Il ne faudra pas plus de soixante secondes pour définitivement nous rassurer. « One Leg Performer », à l’instar des autres extraits de la plaque joués ce soir (« Robots » et « Dürüm » en tête), sont clairement calibrés pour le live. En effet, l’intensité, l’aspect noisy saccadé et la construction déstructurée des compositions du trio font mouche. Au passage, précisons qu’au sein de celui-ci, on retrouve désormais Casper De Geus, le guitariste de Brorlab, qui entamait donc son second set de la soirée.

Positionné à l’extrême droite de la scène, le leader bassiste Matthieu Peyraud (aperçu également chez Phoenician Drive) maîtrise son sujet, casquette vissée sur le crâne et cool attitude en plein. N’empêche, sa voix sait se montrer rugueuse et énervée lorsque les circonstances le réclament (« Stupid Ulcer » et surtout l’extrême « Get Out »). Mention également au batteur dont les effets cowbell du meilleur effet participent grandement à l’explosion sonore d’un set qui se clôturera sur un sinueux et flippant « Paris » bourré de larsens. Réconciliation actée.

En publiant « Sauvé » au printemps dernier, les Liégeois de It It Anita ont repris la quête du graal noise là où ils l’avaient laissée sur le très réussi « Laurent ». Mais avec trois ans d’expérience en plus, une détermination intacte et un nouveau producteur en la personne d’Amaury Sauvé (d’où le titre de la plaque). Résultat, un album impeccable qui tourne en boucle depuis sa sortie et qui n’est pas loin d’être le meilleur de la discographie du groupe à ce jour.

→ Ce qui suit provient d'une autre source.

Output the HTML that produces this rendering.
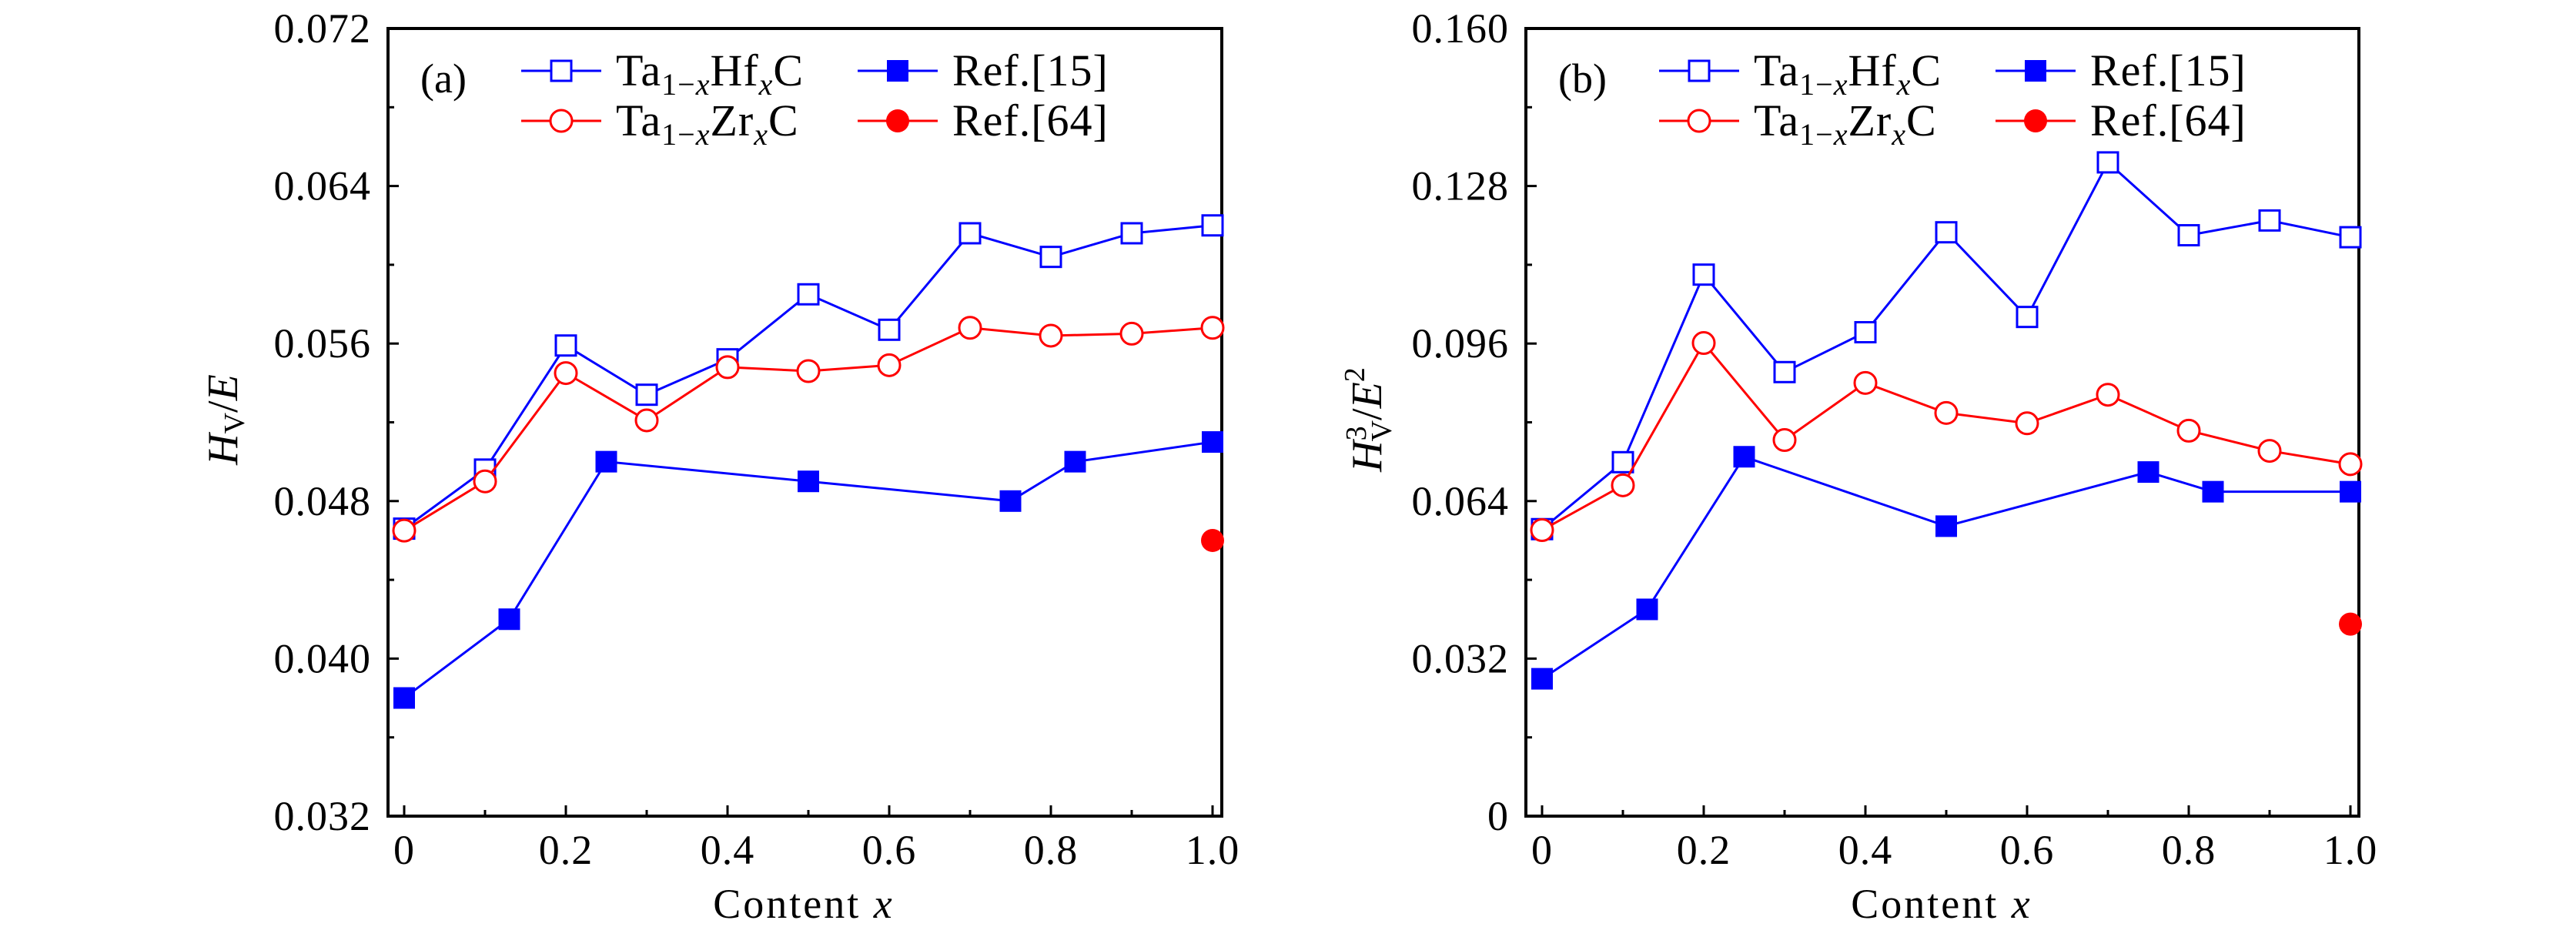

Il va dès lors constituer la majeure partie de la set-list même si c’est un puissant « User Guide » qui mettra d’emblée le feu aux poudres avant un démentiel « Cucaracha » et un « See Through » bourré de tension. Ou comment prendre le public à la gorge d’entrée de jeu. Paradoxalement, celui-ci restera anormalement calme, ne se lançant dans des pogos qu’à de (trop) rares occasions. Pourtant, le groupe ne ménage pas ses efforts, le batteur Bryan Hayart en tête (oui, c’est lui aussi qui jouait la semaine dernière derrière les fûts de Girls In Hawaii, de manière nettement plus retenue…). Un groupe qui joue dans un mouchoir de poche, amplifiant davantage la sensation de puissance.

Damien Aresta (le boss barbu de Luik Records) et Michaël Goffard (le boss barbu tout court) se partagent les vocaux. Encore que l’on parle plutôt ici de rugissements impressionnants. Ajoutez-y des guitares saturées et des titres comme 25 (From Floor To Ceiling), « Ghost » ou « Sermonizer » deviennent tout bonnement des tueries sans nom sur scène. De temps à autre, une fausse accalmie survient (« Authority », « 53 ») mais ce n’est que pour repartir de plus belle par la suite.

Sans surprise, la star de la soirée sera de nouveau l’ami Bryan qui, dégoulinant de sueur après avoir cogné comme un dingue pendant tout le set, trouvera encore la force de démonter son kit et de terminer le boulot au milieu du public. Rageur comme jamais, il schématisera à lui seul l’aura d’un groupe clairement au sommet de son art. Luik is noise.